Speaker
Description
Thallium-based cuprates, particularly Tl-1223, are of significant interest due to their high critical temperature (~120 K) and their potential for applications in extreme environments. In this study, nearly pure Tl-1223 superconducting films were successfully synthesized by laser ablation or electrochemical deposition to deposit precursors onto single-crystal or texturing templates, followed by high-temperature treatments (up to 950°C) under moderate high-pressure conditions (up to 50 bar) to minimize thallium loss. Tl-1223’s ability to maintain superconducting properties over a wide temperature range confirms its suitability for applications requiring low surface resistance in high magnetic fields. The produced films, approximately 1 μm thick and deposited on lanthanum aluminate single crystals, exhibit biaxial texture.
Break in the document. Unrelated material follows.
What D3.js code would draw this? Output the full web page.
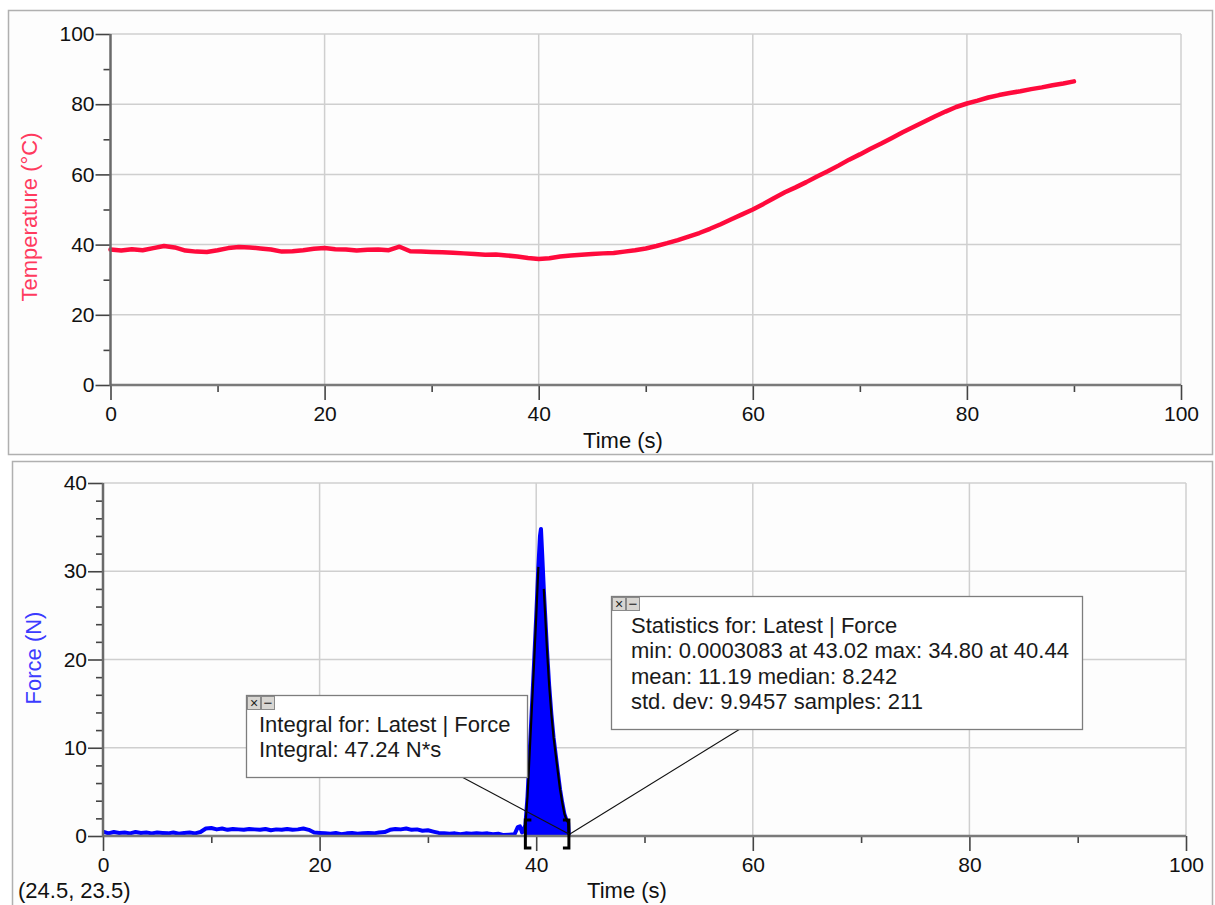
<!DOCTYPE html>
<html><head><meta charset="utf-8">
<script src="https://cdn.jsdelivr.net/npm/d3@7"></script>
<style>
body{margin:0;background:#fff}
svg{display:block;font-family:"Liberation Sans",Arial,sans-serif}
</style>
</head><body>
<svg id="c" width="1215" height="905"></svg>
<script>
// ---------------- data ----------------
const tempTime = [0,1,2,3,4,5,6,7,8,9,10,11,12,13,14,15,16,17,18,19,20,21,22,23,24,25,26,27,28,29,30,31,32,33,34,35,36,37,38,39,40,41,42,43,44,45,46,47,48,49,50,51,52,53,54,55,56,57,58,59,60,61,62,63,64,65,66,67,68,69,70,71,72,73,74,75,76,77,78,79,80,81,82,83,84,85,86,87,88,89,90];
const tempValue = [38.6,38.3,38.7,38.4,39.0,39.6,39.2,38.3,38.0,37.9,38.4,39.0,39.3,39.2,38.9,38.6,38.0,38.1,38.4,38.8,39.0,38.7,38.6,38.3,38.5,38.6,38.4,39.4,38.1,38.0,37.9,37.8,37.7,37.5,37.3,37.1,37.2,36.9,36.6,36.2,35.9,36.1,36.6,36.9,37.1,37.3,37.5,37.6,38.0,38.4,38.9,39.6,40.4,41.3,42.3,43.3,44.5,45.8,47.2,48.6,50.0,51.6,53.3,54.9,56.3,57.8,59.4,60.9,62.5,64.2,65.7,67.3,68.8,70.4,72.0,73.5,75.0,76.5,77.9,79.2,80.2,81.0,81.9,82.6,83.2,83.7,84.3,84.8,85.4,85.9,86.5];

const forceTime = [0,0.5,1,1.5,2,2.5,3,3.5,4,4.5,5,5.5,6,6.5,7,7.5,8,8.5,9,9.5,10,10.5,11,11.5,12,12.5,13,13.5,14,14.5,15,15.5,16,16.5,17,17.5,18,18.5,19,19.5,20,20.5,21,21.5,22,22.5,23,23.5,24,24.5,25,25.5,26,26.5,27,27.5,28,28.5,29,29.5,30,30.5,31,31.5,32,32.5,33,33.5,34,34.5,35,35.5,36,36.5,37,37.5,38,38.3,38.5,38.7,39.0,39.2,39.4,39.6,39.8,40.0,40.2,40.35,40.44,40.55,40.7,40.85,41.0,41.2,41.4,41.6,41.8,42.0,42.2,42.4,42.6,42.8,42.95,43.02];
const forceValue = [0.5,0.3,0.45,0.35,0.4,0.3,0.45,0.35,0.4,0.3,0.4,0.35,0.3,0.4,0.25,0.35,0.4,0.3,0.45,0.85,0.9,0.75,0.85,0.7,0.8,0.75,0.7,0.8,0.75,0.7,0.8,0.65,0.75,0.7,0.8,0.7,0.75,0.85,0.7,0.4,0.35,0.3,0.25,0.35,0.2,0.3,0.35,0.25,0.3,0.35,0.3,0.4,0.45,0.7,0.8,0.75,0.85,0.7,0.75,0.6,0.65,0.5,0.35,0.3,0.25,0.3,0.2,0.3,0.25,0.3,0.25,0.3,0.2,0.25,0.1,0.15,0.2,1.0,1.1,0.4,1.2,4.5,9.5,14.5,19.5,24.8,30.5,34.0,34.8,32.0,28.0,24.5,21.0,17.0,13.8,11.2,9.2,7.2,5.3,3.8,2.5,1.8,1.5,0.0003];

const xTicks = [0,20,40,60,80,100];
const xMinor = [10,30,50,70,90];
const tempTicks = [0,20,40,60,80,100];
const tempMinor = [10,30,50,70,90];
const forceTicks = [0,10,20,30,40];
const forceMinor = [2,4,6,8,12,14,16,18,22,24,26,28,32,34,36,38];
const integralRange = [39.0, 43.02];
const integralText = ["Integral for: Latest | Force", "Integral: 47.24 N*s"];
const statsText = ["Statistics for: Latest | Force",
  "min: 0.0003083 at 43.02 max: 34.80 at 40.44",
  "mean: 11.19 median: 8.242",
  "std. dev: 9.9457 samples: 211"];
const cursorText = "(24.5, 23.5)";

// ---------------- drawing ----------------
const svg = d3.select("#c");
svg.append("rect").attr("width",1215).attr("height",905).attr("fill","#fff");

// panel frames
svg.append("rect").attr("x",8.5).attr("y",10.5).attr("width",1204).attr("height",444)
  .attr("fill","#fdfdfd").attr("stroke","#b0b0b0").attr("stroke-width",1.5);
svg.append("rect").attr("x",12.5).attr("y",461.5).attr("width",1200).attr("height",470)
  .attr("fill","#fdfdfd").attr("stroke","#b0b0b0").attr("stroke-width",1.5);

function panel(o){
  const x = d3.scaleLinear().domain([0,100]).range([o.x0,o.x1]);
  const y = d3.scaleLinear().domain([0,o.ymax]).range([o.y0,o.y1]);
  const g = svg.append("g");
  g.append("g").selectAll("line").data(xTicks.filter(d=>d>0)).join("line")
    .attr("x1",d=>x(d)).attr("x2",d=>x(d)).attr("y1",y(0)).attr("y2",y(o.ymax))
    .attr("stroke","#cfcfcf").attr("stroke-width",1.5);
  g.append("g").selectAll("line").data(o.yTicks.filter(d=>d>0)).join("line")
    .attr("x1",x(0)).attr("x2",x(100)).attr("y1",d=>y(d)).attr("y2",d=>y(d))
    .attr("stroke","#cfcfcf").attr("stroke-width",1.5);
  return {x,y,g};
}

function axes(p,o){
  const {x,y,g} = p;
  const ax = g.append("g").attr("transform",`translate(0,${y(0)})`)
    .call(d3.axisBottom(x).tickValues(xTicks).tickSize(15).tickPadding(6).tickFormat(d3.format("d")));
  const axm = g.append("g").attr("transform",`translate(0,${y(0)})`)
    .call(d3.axisBottom(x).tickValues(xMinor).tickSize(7).tickFormat(""));
  const ay = g.append("g").attr("transform",`translate(${x(0)},0)`)
    .call(d3.axisLeft(y).tickValues(o.yTicks).tickSize(15).tickPadding(1).tickFormat(d3.format("d")));
  const aym = g.append("g").attr("transform",`translate(${x(0)},0)`)
    .call(d3.axisLeft(y).tickValues(o.yMinor).tickSize(7).tickFormat(""));
  [ax,axm,ay,aym].forEach(a=>{
    a.select(".domain").remove();
    a.selectAll("line").attr("stroke","#444").attr("stroke-width",1.6);
    a.selectAll("text").attr("font-size",21).attr("fill","#111")
      .attr("font-family","'Liberation Sans',Arial,sans-serif");
  });
  g.append("line").attr("x1",x(0)).attr("x2",x(100)).attr("y1",y(0)).attr("y2",y(0))
    .attr("stroke","#7a7a7a").attr("stroke-width",2.5);
  g.append("line").attr("x1",x(0)).attr("x2",x(0)).attr("y1",y(0)+1).attr("y2",y(o.ymax))
    .attr("stroke","#6a6a6a").attr("stroke-width",2.5);
}

// ---- top panel: temperature ----
const topO = {x0:110.5,x1:1181,y0:385,y1:34,ymax:100,yTicks:tempTicks,yMinor:tempMinor};
const topP = panel(topO);
const tempData = tempTime.map((t,i)=>[t,tempValue[i]]);
topP.g.append("path").datum(tempData)
  .attr("d",d3.line().x(d=>topP.x(d[0])).y(d=>topP.y(d[1])))
  .attr("fill","none").attr("stroke","#ff0a3c").attr("stroke-width",4.5)
  .attr("stroke-linejoin","round").attr("stroke-linecap","round");
axes(topP,topO);
svg.append("text").attr("x",623).attr("y",448).attr("text-anchor","middle")
  .attr("font-size",22).attr("fill","#111").text("Time (s)");
svg.append("text").attr("transform","translate(29,217) rotate(-90)")
  .attr("text-anchor","middle").attr("dominant-baseline","central")
  .attr("font-size",22).attr("fill","#ff3a5e").text("Temperature (°C)");

// ---- bottom panel: force ----
const botO = {x0:103,x1:1186,y0:836,y1:483,ymax:40,yTicks:forceTicks,yMinor:forceMinor};
const botP = panel(botO);
const forceData = forceTime.map((t,i)=>[t,forceValue[i]]);
const sel = forceData.filter(d=>d[0]>=integralRange[0] && d[0]<=integralRange[1]);
botP.g.append("path").datum(forceData)
  .attr("d",d3.line().x(d=>botP.x(d[0])).y(d=>botP.y(d[1])))
  .attr("fill","none").attr("stroke","#0000ff").attr("stroke-width",4)
  .attr("stroke-linejoin","round");
botP.g.append("path").datum(sel)
  .attr("d",d3.area().x(d=>botP.x(d[0])).y0(botP.y(0)).y1(d=>botP.y(d[1])))
  .attr("fill","#0000ff");
botP.g.append("path").datum(sel.filter(d=>d[0]<40.3))
  .attr("d",d3.line().x(d=>botP.x(d[0])).y(d=>botP.y(d[1])))
  .attr("fill","none").attr("stroke","#000").attr("stroke-width",2.2);
botP.g.append("path").datum(sel.filter(d=>d[0]>40.6))
  .attr("d",d3.line().x(d=>botP.x(d[0])).y(d=>botP.y(d[1])))
  .attr("fill","none").attr("stroke","#000").attr("stroke-width",2.2);
axes(botP,botO);

svg.append("text").attr("x",627).attr("y",898).attr("text-anchor","middle")
  .attr("font-size",22).attr("fill","#111").text("Time (s)");
svg.append("text").attr("x",18).attr("y",898)
  .attr("font-size",22).attr("fill","#111").text(cursorText);
svg.append("text").attr("transform","translate(33,658) rotate(-90)")
  .attr("text-anchor","middle").attr("dominant-baseline","central")
  .attr("font-size",22).attr("fill","#3b3bff").text("Force (N)");

// brackets
const bx0 = botP.x(integralRange[0]), bx1 = botP.x(integralRange[1]), by = botP.y(0);
svg.append("path").attr("d",`M${bx0+6},${by-16}H${bx0}V${by+12}H${bx0+6}`)
  .attr("fill","none").attr("stroke","#000").attr("stroke-width",3);
svg.append("path").attr("d",`M${bx1-6},${by-16}H${bx1}V${by+12}H${bx1-6}`)
  .attr("fill","none").attr("stroke","#000").attr("stroke-width",3);

// connector lines
svg.append("line").attr("x1",460).attr("y1",776).attr("x2",bx1).attr("y2",by-2)
  .attr("stroke","#111").attr("stroke-width",1.1);
svg.append("line").attr("x1",740).attr("y1",729).attr("x2",bx1+1).attr("y2",by-2)
  .attr("stroke","#111").attr("stroke-width",1.1);

function box(x0,y0,x1,y1,lines,tx,baselines){
  svg.append("rect").attr("x",x0+.5).attr("y",y0+.5).attr("width",x1-x0).attr("height",y1-y0)
    .attr("fill","#fff").attr("stroke","#7d7d7d").attr("stroke-width",1.3);
  [0,1].forEach(i=>{
    const bx = x0+1+i*14;
    svg.append("rect").attr("x",bx+.5).attr("y",y0+1.5).attr("width",13).attr("height",13)
      .attr("fill","#d8d6d2").attr("stroke","#8a8a8a").attr("stroke-width",1);
    svg.append("text").attr("x",bx+7).attr("y",y0+12.5).attr("text-anchor","middle")
      .attr("font-size",i===0?14:15).attr("fill","#222").text(i===0?"×":"−");
  });
  lines.forEach((t,i)=>{
    svg.append("text").attr("x",tx).attr("y",baselines[i])
      .attr("font-size",22).attr("fill","#1a1a1a").text(t);
  });
}
box(246,695,527,777,integralText,259,[732,757]);
box(611,596,1082,729,statsText,631,[633,658,684,709]);
</script>
</body></html>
Growth mechanisms and crystallographic orientation were investigated using Electron Backscatter Diffraction (EBSD) and High-Resolution X-ray Diffraction (HRXRD), as a function of different deposition parameters and thicknesses. Transport measurements under magnetic fields up to 16 T, along with RF surface resistance measurements up to 12 T, allowed the estimation of key material parameters such as the irreversibility line and depinning frequencies, validating the material's robustness and its potential for next-generation particle accelerators and high-field RF applications.
The targeted material specifications have been successfully achieved; the study now advances towards the evaluation of scalability and applicability.